Yesterday’s election results showed just how potent anti-Trump backlash could be. How will Governor Baker side step this increasingly ubiquitous freak show? As the incumbent, he won’t be able to make his race a purely candidate-centric affair, which was a key to his razor-thin 2014 victory. Normally, GOP gubernatorial incumbents can distinguish their nuts and bolts management successes from the national partisan noise, an approach made more viable by four years of bipartisan “accomplishments” on Beacon Hill, but normally GOP governors are not saddled with a national party leader as reckless, unpopular, and polarizing as Donald Trump.
For Democrats on yesterday’s ballots anti-Trump backlash translated into a Democratic turnout surge in both gubernatorial and state legislative races. The larger than expected margins of victory for Democratic gubernatorial candidates last night may spell trouble for Charlie Baker because they may show how difficult it will be for the GOP Guv to avoid the partisan national political narrative next year. The potential silver lining in yesterday’s results for Baker, however, is that the GOP gubernatorial losers in Virginia and New Jersey were far more closely aligned with Trump than is he.
Nonetheless, that this anti-Trump Democratic turnout surge happened in an off-year election with no federal seats on the ballot should clearly worry Governor Baker. Next year, with Elizabeth Warren on the ballot, Charlie Baker will need to bend over backwards to coax enough Warren supporters to split their tickets. He will also have to go farther than any Republican Guv before to distance himself from the Republican sacrificial lambs sent to slaughter in the state’s U.S. House and Senate races. It would likely behoove Baker to do his best to find and strongly endorse moderate GOP candidates in these races, including the U.S. Senate race.

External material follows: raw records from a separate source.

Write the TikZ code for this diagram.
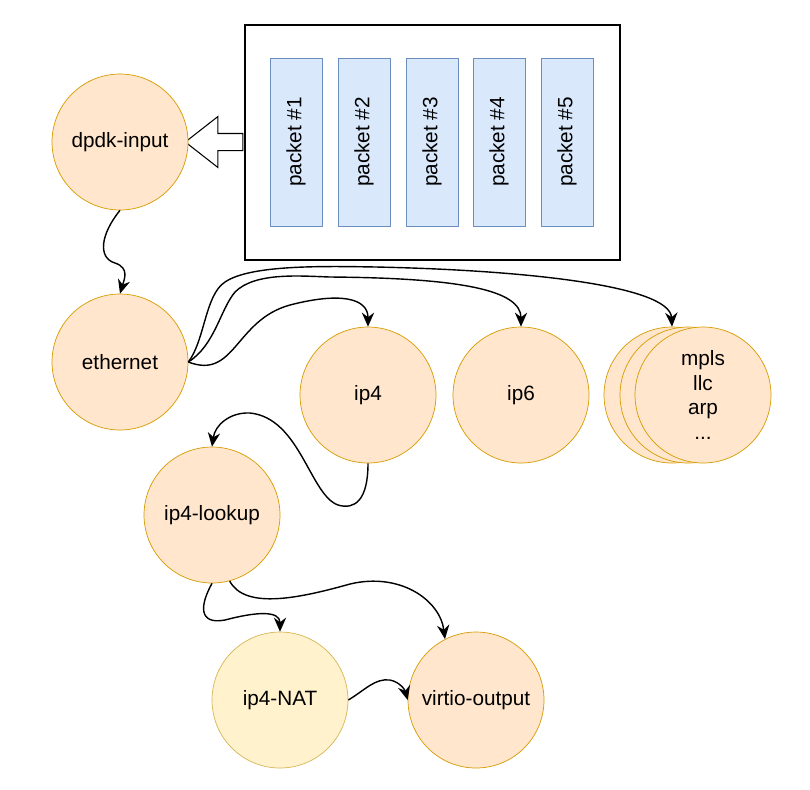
\documentclass[tikz,border=0pt]{standalone}
\usepackage{fontspec}
\setmainfont{Liberation Sans}
\usetikzlibrary{arrows.meta,shapes.arrows}
\definecolor{nodefill}{HTML}{FFE6CC}
\definecolor{nodeline}{HTML}{D79B00}
\definecolor{natfill}{HTML}{FFF2CC}
\definecolor{natline}{HTML}{D6B656}
\definecolor{pktfill}{HTML}{DAE8FC}
\definecolor{pktline}{HTML}{6C8EBF}
\begin{document}
\begin{tikzpicture}[x=0.02cm, y=-0.02cm,
  font=\fontsize{11.8}{14}\selectfont,
  vnode/.style={draw=nodeline, fill=nodefill, circle, minimum size=2.72cm, inner sep=0pt, align=center},
  pkt/.style={draw=pktline, fill=pktfill, minimum width=1.04cm, minimum height=3.36cm, inner sep=0pt},
  edge/.style={draw, line width=0.8pt, -{Stealth[length=8pt,width=7pt]}}]
\useasboundingbox (0,0) rectangle (810,789);

% packet buffer
\node[draw, line width=0.8pt, minimum width=7.5cm, minimum height=4.7cm] (buf) at (432.5,142.5) {};
\foreach \i/\x in {1/296,2/364,3/432,4/499,5/567}
  \node[pkt] (p\i) at (\x,142) {\rotatebox{90}{packet \#\i}};
\node[draw, fill=white, line width=0.6pt, single arrow, shape border rotate=180,
  minimum height=1.15cm, minimum width=1.0cm, inner sep=0.16cm,
  single arrow head extend=0.34cm, single arrow tip angle=76] (inarrow) at (219.5,142) {};

% graph nodes
\node[vnode] (dpdk) at (120,142) {dpdk-input};
\node[vnode] (eth) at (120,362) {ethernet};
\node[vnode] (ip4) at (368,395) {ip4};
\node[vnode] (ip6) at (521,395) {ip6};
\node[vnode] (otherc) at (672,395) {};
\node[vnode] (otherb) at (688,395) {};
\node[vnode] (other) at (703,395) {mpls\\llc\\arp\\...};
\node[vnode] (lookup) at (212,515) {ip4-lookup};
\node[vnode, draw=natline, fill=natfill] (nat) at (280,700) {ip4-NAT};
\node[vnode] (vout) at (476,700) {virtio-output};

% edges
\path[edge] (dpdk.south) .. controls (100,235) and (98,258) .. (115,263) .. controls (130,268) and (124,280) .. (eth.north);
\path[edge] (eth.east) .. controls (235,380) and (235,320) .. (290,305) .. controls (340,292) and (368,298) .. (ip4.north);
\path[edge] (eth.east) .. controls (215,345) and (220,310) .. (235,292) .. controls (255,272) and (300,276) .. (330,277) .. controls (460,278) and (521,290) .. (ip6.north);
\path[edge] (eth.east) .. controls (205,340) and (205,295) .. (225,282) .. controls (250,265) and (320,266) .. (376,267) .. controls (520,270) and (670,285) .. (otherc.north);
\path[edge] (ip4.south) .. controls (368,500) and (355,510) .. (338,505) .. controls (310,495) and (300,418) .. (250,413) .. controls (230,412) and (215,425) .. (lookup.north);
\path[edge] (lookup.south) .. controls (200,605) and (198,625) .. (225,620) .. controls (255,612) and (280,610) .. (nat.north);
\path[edge] (lookup.-75) .. controls (245,610) and (300,598) .. (350,584) .. controls (400,572) and (440,600) .. (vout.117);
\path[edge] (nat.east) .. controls (365,690) and (375,678) .. (390,680) .. controls (400,682) and (405,690) .. (vout.west);
\end{tikzpicture}
\end{document}
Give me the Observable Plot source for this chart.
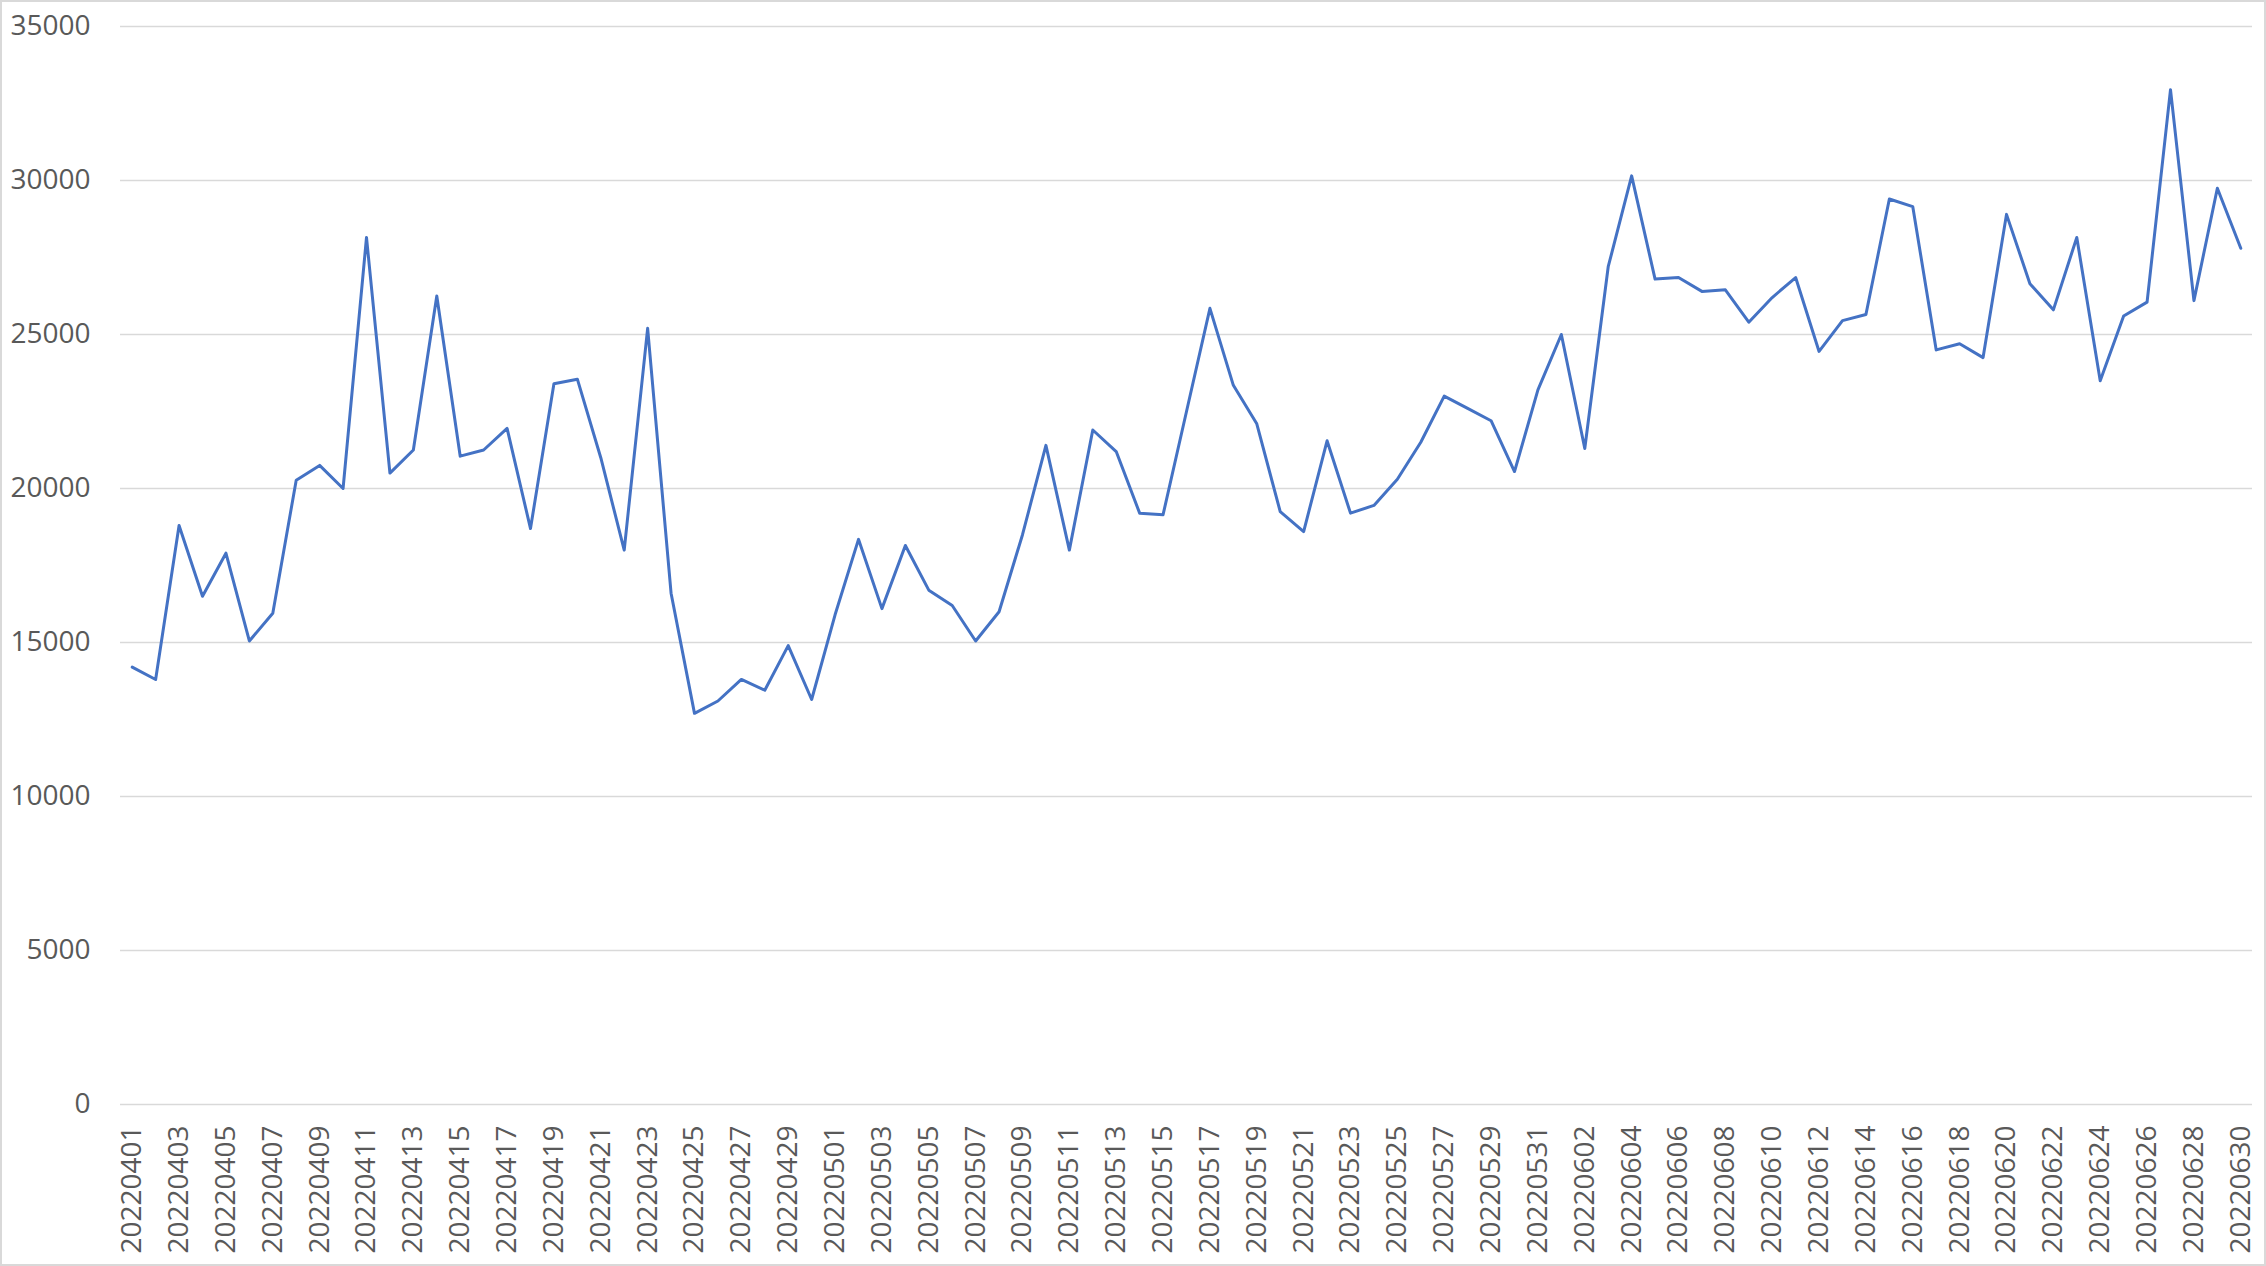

As a Republican incumbent, Charlie Baker will have to explicitly and repeatedly separate both himself and his agenda from Donald Trump and the national Republican agenda to an unprecedented degree next year. In the Age of Trump it is clear that the national political narrative is assuming an increasing share of the political oxygen in American politics. It is also clear that Elizabeth Warren will be one of the highest profile anti-Trumpers on the ballot next year. Warren has managed to have her cake and eat it too in the ongoing Democratic civil war, which means that she is very likely to mount one hell of a voter mobilization effort in 2018 on behalf of herself and fellow Democrats around the country. Does anyone really believe that Trump is willing or able to avoid being goaded into an ugly, protracted, and obsessively covered Twitter war with our tenacious senior senator, who commands loyalty from both Clintonistas and Sandersistas?
Yesterday morning I assumed that Charlie Baker would earn re-election the old fashion way. Today, I have my doubts. The situation is so potentially unstable, in fact, that I wouldn’t be shocked if Charlie Baker ends up running for re-election as an independent.